The lens itself is fairly hefty at over 700g, and the huge domed front element is well protected by the lens hood – it’ll be interesting to see if third-party lens hood manufacturers like Fotodiox will eventually come out with a system (similar to the one they market for the 14-24mm Nikon) for this lens. (Which would also enable filters, like a circular polarizer, to be used)
Probably the most oft-used filter with this kind of lens is the ND (Neutral density) and here IRIX scores points by building in a gelatin filter holder behind the rear element. I’ve received the gelatin filter pack (below) and will be trying this out when I go into the Pyrenées again back to the Gorgues d’Asque and up onto the river.
I have taken a few very hasty shots and aside from the incredible ‘width’ (which can only really be measured by comparison with images from the same point but taken with different focal lengths) I can only really comment on lens flare.
With a reduced point source (sun high during the day) the flare is very well handled.
However, when the point source appears larger (sunset, for example) the resulting flare is very noticeable:
This ‘apparent size’ is obviously due to the level of humidity in the air, and also the fact that the sun is further away at sunset than at midday.
In terms of field of view, here are two examples, the first taken with a 16mm Nikon, and the second with the 11mm IRIX – both images taken from the same position.
IRIX have made available a series of lens corrections for Lightroom, for both the 11mm and 15mm lenses, and these seem to correct very well. For obvious reasons, when using ultra-wide angle lenses, the most important aspect is to have the camera completely level. This is obviously made easier by the artificial ‘horizon’ mechanisms in modern reflex cameras, in addition to using the Lightroom corrections, images show remarkably well corrected verticals.
I am looking forward to further test this amazing lens, and despite the lens flare, I feel it was a good investment for someone who loves extreme wide angle lenses. (But then I would say that…)

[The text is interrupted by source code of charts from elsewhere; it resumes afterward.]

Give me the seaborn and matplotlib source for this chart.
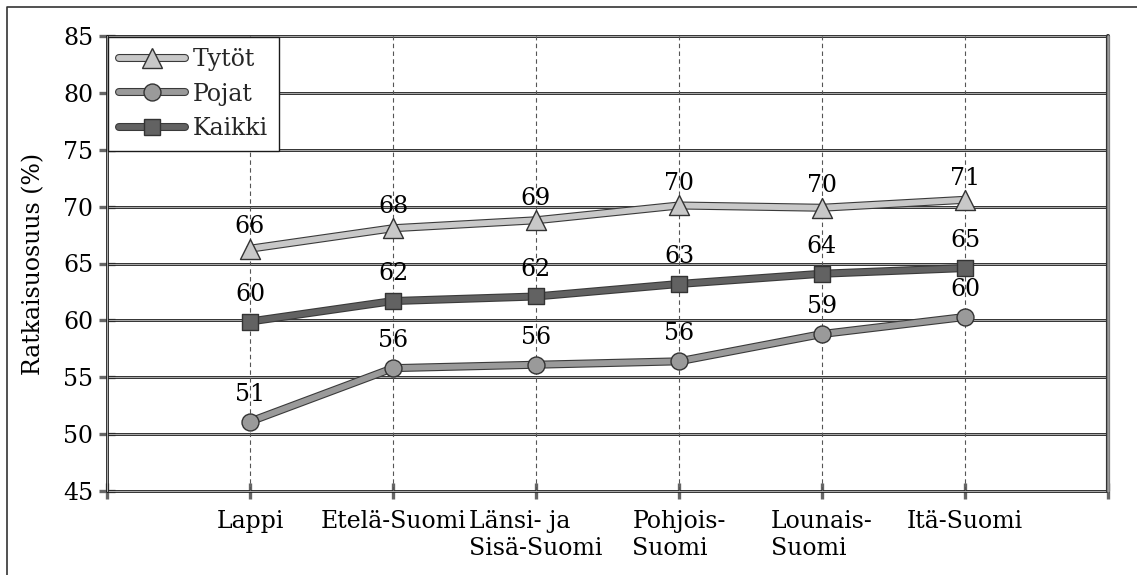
import numpy as np
import pandas as pd
import seaborn as sns
import matplotlib.pyplot as plt
import matplotlib.patheffects as pe
from matplotlib.lines import Line2D
from matplotlib.legend_handler import HandlerTuple

# Regions on the x axis
regions = ["Lappi", "Etelä-Suomi", "Länsi- ja\nSisä-Suomi",
           "Pohjois-\nSuomi", "Lounais-\nSuomi", "Itä-Suomi"]

# Share of correct answers (%) per group
tytot = [66.3, 68.1, 68.8, 70.1, 69.9, 70.6]
pojat = [51.1, 55.8, 56.1, 56.4, 58.8, 60.3]
kaikki = [59.9, 61.7, 62.1, 63.2, 64.1, 64.6]

series_names = ["Tytöt", "Pojat", "Kaikki"]
y_ticks = [45, 50, 55, 60, 65, 70, 75, 80, 85]

sns.set_theme(style="white")
plt.rcParams["font.family"] = ["DejaVu Serif"]

W, H = 1137, 575
FS = 17
fig = plt.figure(figsize=(W / 100, H / 100), dpi=100)
ax = fig.add_axes([107 / W, 1 - 491 / H, (1108 - 107) / W, (491 - 36) / H])
ax.set_facecolor("white")

x_pos = np.arange(len(regions))
df = pd.DataFrame({
    "x": np.tile(x_pos, 3),
    "value": tytot + pojat + kaikki,
    "series": np.repeat(series_names, len(regions)),
})

ax.set_xlim(-1, 6)
ax.set_ylim(45, 85)

# Double-ruled horizontal grid lines
for v in y_ticks:
    ax.axhline(v, color="#1a1a1a", lw=2.0, zorder=1, clip_on=False)
    ax.axhline(v, color="#a8a8a8", lw=0.8, zorder=1.1, clip_on=False)

# Dashed guides at each region
for i in x_pos:
    ax.axvline(i, color="#555555", lw=0.8, ls=(0, (4, 3)), zorder=1.2)

# Left and right frame lines
ax.axvline(-1, color="#1a1a1a", lw=2.0, zorder=1.3, clip_on=False)
ax.axvline(-1, color="#a8a8a8", lw=0.8, zorder=1.4, clip_on=False)
ax.axvline(6, color="#333333", lw=3.0, zorder=1.3, clip_on=False)
ax.axvline(6, color="#9a9a9a", lw=1.8, zorder=1.4, clip_on=False)

styles = {
    "Tytöt": dict(color="#c8c8c8", marker="^", ms=14.4, off=11),
    "Pojat": dict(color="#9a9a9a", marker="o", ms=12.2, off=15),
    "Kaikki": dict(color="#626262", marker="s", ms=12.0, off=15),
}
line_fx = [pe.Stroke(linewidth=5.8, foreground="#3a3a3a", capstyle="round"), pe.Normal()]

for name in series_names:
    st = styles[name]
    sub = df[df["series"] == name]
    sns.lineplot(data=sub, x="x", y="value", color=st["color"], lw=4.2,
                 ax=ax, zorder=3, legend=False)
    ax.lines[-1].set_path_effects(line_fx)
    ax.lines[-1].set_solid_capstyle("round")
    sns.scatterplot(data=sub, x="x", y="value", color=st["color"],
                    marker=st["marker"], s=st["ms"] ** 2, edgecolor="#333333",
                    linewidth=1.0, ax=ax, zorder=4, legend=False)
    for xv, yv in zip(sub["x"], sub["value"]):
        ax.annotate(f"{yv:.0f}", (xv, yv), xytext=(0, st["off"]),
                    textcoords="offset points", ha="center", va="baseline",
                    fontsize=FS, color="black", zorder=5)

# Axes, ticks and labels
for s in ax.spines.values():
    s.set_visible(False)
ax.set_xticks(list(x_pos) + [-1, 6])
ax.set_xticklabels(regions + ["", ""], fontsize=FS, multialignment="left", color="black")
ax.set_yticks(y_ticks)
ax.set_yticklabels([str(v) for v in y_ticks], fontsize=FS, color="black")
ax.tick_params(axis="x", direction="inout", length=12, width=2.4, color="#666666",
               pad=8, bottom=True)
ax.tick_params(axis="y", direction="inout", length=12, width=2.4, color="#666666",
               pad=4, left=True)
ax.set_xlabel("")
ax.set_ylabel("Ratkaisuosuus (%)", fontsize=FS, color="black")
ax.yaxis.set_label_coords(-0.062, 0.5)

# Legend
handles = []
for name in series_names:
    st = styles[name]
    ln = Line2D([], [], color=st["color"], lw=4.2, solid_capstyle="round",
                path_effects=line_fx)
    mk = Line2D([], [], ls="none", marker=st["marker"], ms=st["ms"],
                mfc=st["color"], mec="#333333", mew=1.0)
    handles.append((ln, mk))
leg = ax.legend(handles, series_names, handler_map={tuple: HandlerTuple(ndivide=1)},
                loc="upper left", bbox_to_anchor=(0, 1), borderaxespad=0.05,
                fontsize=FS, handlelength=2.8, handletextpad=0.35,
                labelspacing=0.5, borderpad=0.45, fancybox=False, framealpha=1)
leg.get_frame().set_edgecolor("#1a1a1a")
leg.get_frame().set_linewidth(1.0)
leg.set_zorder(6)

# Outer frame of the figure
fig.add_artist(Line2D([7 / W, 7 / W, 1], [0, 1 - 7 / H, 1 - 7 / H],
                      transform=fig.transFigure, color="#333333", lw=1.2))

fig.savefig("out.png", dpi=100, facecolor="white")
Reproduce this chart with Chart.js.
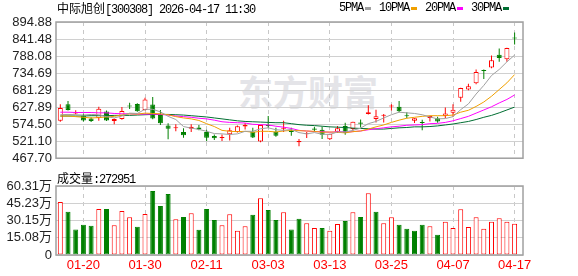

*Hyperfocal distance – this is the distance at which, for a given aperture, a lens will render sharp images from infinity back to a meter (or less) in front of the lens. Ultra-, and extreme-wide angle lens have an extended depth of field, due to their design, and this can make focusing extremely difficult looking through the viewfinder. It is often a great deal easier to simply set the lens at it’s hyperfocal distance and set the corresponding aperture on the camera. This lens has a hyperfocal distance scale.